“Body Shaming” changing the way we workout

CSUSB student utilizes the exercise equipment in the Rec Center.
CSUSB student utilizes the exercise equipment in the Rec Center.

CSUSB student utilizes the exercise equipment in the Rec Center.

By Ricardo Mendez, Shelby Hancock, and Shane Burrell |Staff Writer, Asst. Sports Editor and Sports Editor|

Body shaming is big business.

About 45 million Americans are gym members according to realbuzz.com.

Statista.com stated in 2015 the gym revenue was more than $21.8 billion in the United States.

“It’s when you abuse your body because you’re ashamed of it,” said sophomore Crystal Torres, when asked what she thinks about body shaming.

People invest in their appearance because we are embarrassed we don’t look like the media tells us we should, which in turns causes negative body image.

“Body-shaming [is] criticizing yourself or others because of some aspect of physical appearance,” according to Waldenbehavioralcare.com.

As we face negative body image we find comfort in criticizing ourselves.

“It has become the norm to criticize aspects of our bodies as some type of bonding experience with friends,” according to waldenbehavioralcare.com

No one is immune to this phenomenon, shaming can be appointed to any body type, with people that are either  “too skinny” or “morbidly obese”.

“In school I was short and skinny with no muscles and I acted like I didn’t care but I did,”said sophomore Daniel Barquera.
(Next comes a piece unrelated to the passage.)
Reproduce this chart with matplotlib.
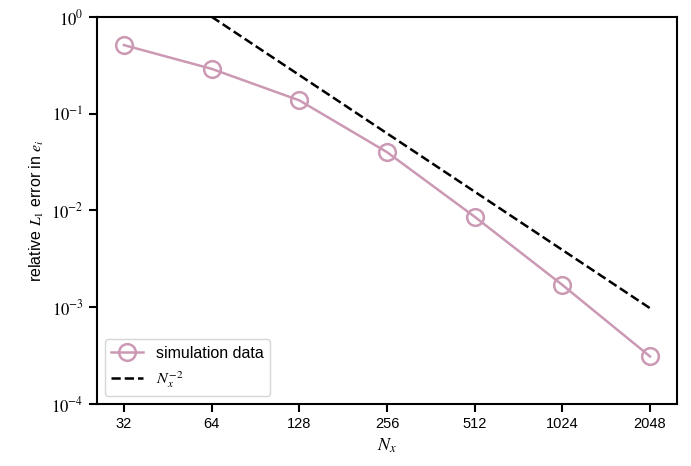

Celebrities also face these self-esteem damaging issues, as stars like Kelly Clarkson, Rob Kardashian and Pink have all been criticized for their weight.

Some celebrities responded through Instagram and Twitter with comments saying that their body doesn’t define them and they won’t conform to the media’s standards.

“We need to stop being our own worst critics, remember our worth and find our happy, all while setting the example for our kids,” Clarkson stated in an interview with Ellen DeGeneres according to Huffington Post.

For  students who would like some help fighting negative perceptions of themselves CSUSB offers programs and help for maintaining an healthy lifestyle.

The Student Recreation and Fitness Center (Rec Center) offers exercise classes, personal training and gym hours to accommodate students’ schedules.

Certified trainers services are offered to all students in either one-on-one or buddy training sessions.

“They’re very friendly if I ever need help I ask a trainer and they lead me towards the right direction on any exercise I start,” said junior German Ruiz.

Body shaming is a national problem that has brought thousands of men and women to begin the “no body shame campaign” which recognizes body guilt.

The campaign mentions how intellectual talents and personalities are not shown on a scale.

The Rec Center took initiative and planned a week of activities to help students stop body shaming themselves and others.

This week included sticky notes on walls where people write what they love most about themselves, stations where you build your own pins with motivational quotes to live by and a wheel with prizes.

“I got 99 problems but my curves ain’t one,” were one of many quotes written on the gym mirrors showing appreciation for your body no matter what size.

In addition to the week of festivities celebrating all body types, scales were removed from the Rec Center showing that numbers don’t represent your best assets.

The Rec Center’s slogan “where every shape fits,” shows how the Rec Center is accepting of many body types.